How to Protect Your Production Server: A Must-Know Tip

adminUncategorized

safeguarding production server jira

Today I almost FUBAR’ed a customer their production instance because of forgetting one small thing.

I did a data refresh from production to staging, but in my haste forgot to update the database connection string to the staging database.

When I launched the application, it became quickly clear that something was wrong.

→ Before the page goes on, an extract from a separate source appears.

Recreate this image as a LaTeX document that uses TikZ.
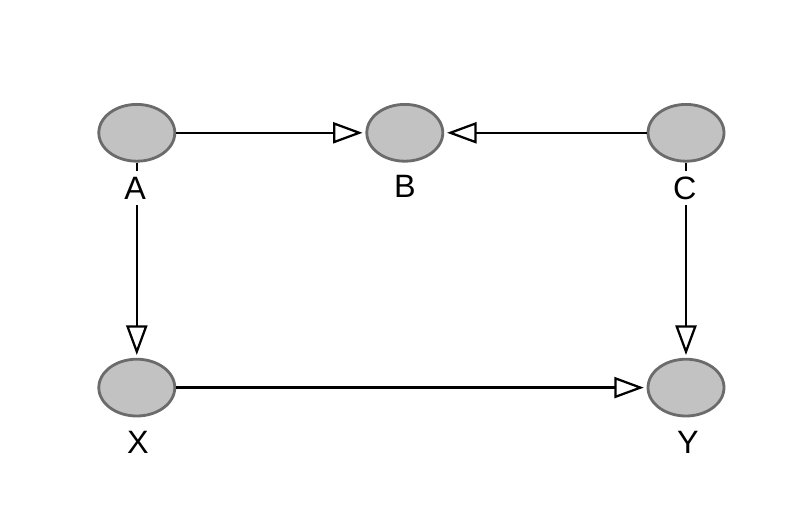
\documentclass[tikz,border=0pt]{standalone}
\usepackage{fontspec}
\setmainfont{Liberation Sans}
\usetikzlibrary{arrows.meta,shapes.geometric}

\begin{document}
\begin{tikzpicture}[line width=1.6pt,
  var/.style={ellipse, draw=black!58, line width=2pt, fill=black!24,
    minimum width=1.9cm, minimum height=1.42cm, inner sep=0pt},
  lbl/.style={fill=white, inner sep=4pt, font=\fontsize{23pt}{27pt}\selectfont},
  link/.style={-{Triangle[open, length=21pt, width=15pt]}, shorten >=2pt}]
  \useasboundingbox (0,0) rectangle (20,13.15);

  \node[var] (A) at ( 3.42, 9.83) {};
  \node[var] (B) at (10.12, 9.83) {};
  \node[var] (C) at (17.15, 9.83) {};
  \node[var] (X) at ( 3.42, 3.46) {};
  \node[var] (Y) at (17.15, 3.46) {};

  \draw[link] (A) -- (B);
  \draw[link] (C) -- (B);
  \draw[link] (A) -- (X);
  \draw[link] (C) -- (Y);
  \draw[link] (X) -- (Y);

  % names under the ellipses
  \node[lbl] (la) at ( 3.38, 8.45) {A};
  \node[lbl] (lb) at (10.12, 8.48) {B};
  \node[lbl] (lc) at (17.12, 8.45) {C};
  \node[lbl] (lx) at ( 3.45, 2.09) {X};
  \node[lbl] (ly) at (17.20, 2.09) {Y};
\end{tikzpicture}
\end{document}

But luckily not in the production environment, as past me had the foresight that sometimes you just do stupid things.

The staging application started spewing a lot of errors because it could not connect to the database.

I try to make it a habit to invalidate production hostnames in the hosts’ file on staging machines like so:

#
# There is absolutely no reason to be able to reach these hosts from staging
# If you need to copy files, do it from production to staging, not the other way around
# This should be an unresolvable address (which localhost isn't!) for the application
# links update to work.
#
192.168.7.8 jira.customer.com productiondb.customer.com

The comment says it all, really, you redirect the hostname to an IP that doesn’t exist.

Even if that protection had not been in place or invalidated because somebody didn’t update the hosts’ file when a hostname changed, I would have had a second layer of protection in place: the user that the application uses to connect to the MySQL database is only allowed to connect from the production machine (do not use % as the allowed hostname!).

And even if somebody had messed with the allowed hostname, there is a third layer in place: the user that is connecting has different passwords on the staging and production database.